Despite a decrease in consolidated revenue by 30.8%, caused by the divestment of Russian operations, the profitability remained strong throughout the year.
  • Revenue USD 1,516 million (EUR 1,428 million), a decrease of 30.8% year-on-year
  • Gross profitability 9.4%, an increase compared to 7.2% in 2021
  • Gross profit USD 142.6 million (EUR 134.2 million), down by 10.19% year-on-year
  • Net profit USD 58.4 million (EUR 55.1 million), an increase of 31.4% year-on-year
The year 2022 started with the first signs of market balancing as the demand began slightly softening while supply recovered in some product categories. However, the geopolitics added unexpected turbulence and significantly affected the mindset and behaviour of all the market participants (vendors, distributors, customers and governments) in ELKO's primary markets.

Since the beginning of the war in Ukraine in late February, ELKO stopped supplying goods to the Russian market following the implementation of international sanctions. In order to mitigate risks related to operations in Russia, at the end of April, the company divested its operations in the region.
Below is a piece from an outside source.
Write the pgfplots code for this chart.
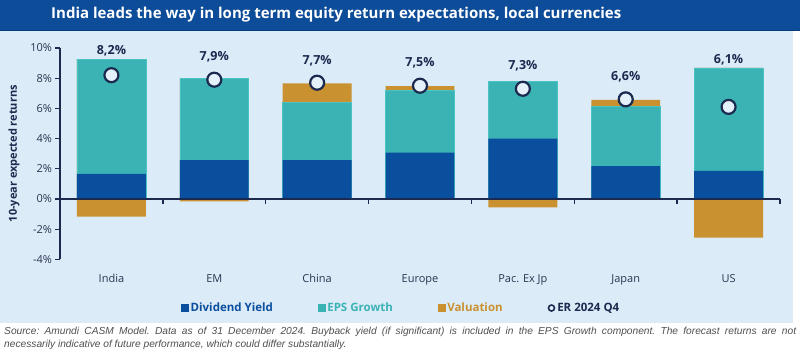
\documentclass[border=0pt]{standalone}
\usepackage{fontspec}
\setmainfont{Open Sans}
\newfontfamily\notefont{Liberation Sans}
\usepackage{pgfplots}
\pgfplotsset{compat=1.18}
\usepackage{pgfplotstable}
\definecolor{dyblue}{HTML}{0A4F9E}
\definecolor{epsteal}{HTML}{3BB3B5}
\definecolor{epsedge}{HTML}{4CC3C3}
\definecolor{valgold}{HTML}{C9912F}
\definecolor{bgblue}{HTML}{DCEBF8}
\definecolor{headblue}{HTML}{0D4C99}
\definecolor{headline}{HTML}{083B7A}
\definecolor{navy}{HTML}{1B2A4E}
\definecolor{ticktext}{HTML}{2A3550}
\definecolor{circfill}{HTML}{E4F0FA}
\definecolor{notegray}{HTML}{505050}

% x dy eps valpos valneg er laby
\pgfplotstableread{
x dy eps valpos valneg er laby
0 1.66 7.61 0.00 -1.17 8.2 9.80
1 2.58 5.41 0.00 -0.15 7.9 9.40
2 2.58 3.80 1.28 0.00 7.7 9.14
3 3.07 4.10 0.31 0.00 7.5 9.00
4 3.99 3.80 0.00 -0.55 7.3 8.81
5 2.18 3.93 0.45 0.00 6.6 8.08
6 1.87 6.81 0.00 -2.56 6.1 9.20
}\data

\begin{document}
\begin{tikzpicture}[x=1pt,y=1pt]
\path[use as bounding box] (0,0) rectangle (800,358);
\fill[white] (0,0) rectangle (800,358);
\fill[bgblue] (0,35) rectangle (793,327);
\fill[headblue] (0,327) rectangle (800,358);
\draw[headline, line width=1pt] (0,327.5) -- (800,327.5);
\node[anchor=west, text=white, inner sep=0, font=\fontsize{15}{17}\selectfont\bfseries] at (51,343) {India leads the way in long term equity return expectations, local currencies};

\begin{axis}[
  scale only axis,
  width=720pt, height=211.4pt,
  at={(60pt,98.6pt)}, anchor=south west,
  xmin=-0.5, xmax=6.5, ymin=-4, ymax=10,
  clip=false,
  axis y line=left, axis x line=bottom,
  axis line style={-},
  y axis line style={draw=navy, line width=1.3pt},
  x axis line style={draw=none},
  xtick={0,1,2,3,4,5,6},
  xticklabels={India,EM,China,Europe,Pac. Ex Jp,Japan,US},
  xtick style={draw=none},
  xticklabel style={font=\fontsize{11}{13}\selectfont, text=ticktext, yshift=-7pt},
  ytick={-4,-2,0,2,4,6,8,10},
  yticklabels={-4\%,-2\%,0\%,2\%,4\%,6\%,8\%,10\%},
  yticklabel style={font=\fontsize{11}{13}\selectfont, text=ticktext},
  ytick style={draw=navy, line width=1.3pt},
  tick align=outside,
  major tick length=4.5pt,
  /pgf/number format/assume math mode=true,
  ylabel={10-year expected returns},
  ylabel style={at={(axis description cs:-0.064,0.5)}, anchor=center, font=\fontsize{11}{13}\selectfont\bfseries, text=navy},
  legend columns=4,
  legend style={draw=none, fill=none, at={(axis description cs:0.474,-0.23)}, anchor=center,
    font=\fontsize{11.5}{13}\selectfont\bfseries,
    /tikz/every even column/.append style={column sep=43pt},
    cells={anchor=west}},
]
\addlegendimage{legend image code/.code={\fill[dyblue] (0pt,-3.5pt) rectangle (7pt,3.5pt);}}
\addlegendentry{\textcolor{dyblue}{Dividend Yield}}
\addlegendimage{legend image code/.code={\fill[epsteal] (0pt,-3.5pt) rectangle (7pt,3.5pt);}}
\addlegendentry{\textcolor{epsteal}{EPS Growth}}
\addlegendimage{legend image code/.code={\fill[valgold] (0pt,-3.5pt) rectangle (7pt,3.5pt);}}
\addlegendentry{\textcolor{valgold}{Valuation}}
\addlegendimage{legend image code/.code={\draw[navy, line width=1.6pt, fill=circfill] (3.5pt,0pt) circle (3pt);}}
\addlegendentry{\textcolor{navy}{ER 2024 Q4}}

% positive valuation on top
\addplot[ybar, bar width=0.67, fill=valgold, draw=none, forget plot]
  table[x=x, y expr=\thisrow{dy}+\thisrow{eps}+\thisrow{valpos}] {\data};
% EPS growth
\addplot[ybar, bar width=0.67, fill=epsteal, draw=epsedge, line width=0.6pt, forget plot]
  table[x=x, y expr=\thisrow{dy}+\thisrow{eps}] {\data};
% dividend yield
\addplot[ybar, bar width=0.67, fill=dyblue, draw=none, forget plot]
  table[x=x, y=dy] {\data};
% negative valuation
\addplot[ybar, bar width=0.67, fill=valgold, draw=none, forget plot]
  table[x=x, y=valneg] {\data};

% zero line with category separators
\draw[navy, line width=1.3pt] (axis cs:-0.5,0) -- (axis cs:6.5,0);
\pgfplotsinvokeforeach{0.5,1.5,2.5,3.5,4.5,5.5,6.5}{
  \draw[navy, line width=1.3pt] (axis cs:#1,0) -- ++(0pt,-5pt);
}

% ER markers
\addplot[only marks, mark=*, mark size=7pt,
  mark options={draw=navy, fill=circfill, line width=2.2pt}, forget plot]
  table[x=x, y=er] {\data};
% ER labels
\addplot[only marks, mark=none, draw=none, forget plot,
  point meta=explicit,
  nodes near coords={\pgfmathprintnumber[fixed, precision=1, fixed zerofill, use comma]{\pgfplotspointmeta}\%},
  every node near coord/.style={anchor=center, font=\fontsize{12.5}{14}\selectfont\bfseries, text=navy}]
  table[x=x, y=laby, meta=er] {\data};
\end{axis}

\node[anchor=north west, inner sep=0] at (4,31) {\parbox{792pt}{\frenchspacing\notefont\itshape\fontsize{10.2}{13}\selectfont\color{notegray}Source: Amundi CASM Model. Data as of 31 December 2024. Buyback yield (if significant) is included in the EPS Growth component. The forecast returns are not\linebreak necessarily indicative of future performance, which could differ substantially.}};
\end{tikzpicture}
\end{document}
Thus, the results of operations in the Russian market were consolidated into the ELKO Group only for the first four months of 2022.

While there were no sales during March in Ukraine, there was a noticeable recovery in the remaining year, allowing the Ukrainian sales office to resume operations fully and finish the year profitably, navigating between strict risk management policies to limit Group’s exposure to the volatile region and new opportunities in highly demanded product categories.

Operations in other European geographies saw incremental demand in specific product categories, like drones and energy management, at the same time feeling strong inflationary pressure on consumer sentiment closer to the year's end. Some of those effects were planned, allowing us to achieve results above initial estimates. At the same time, selected markets showed signs of slowing down if compared to the heights of pandemic-driven demand.

Despite a decrease in consolidated revenue by 30.8%, the profitability remained strong throughout the year. Prudent risk management and divestment of Russian entities have noticeably improved the balance structure.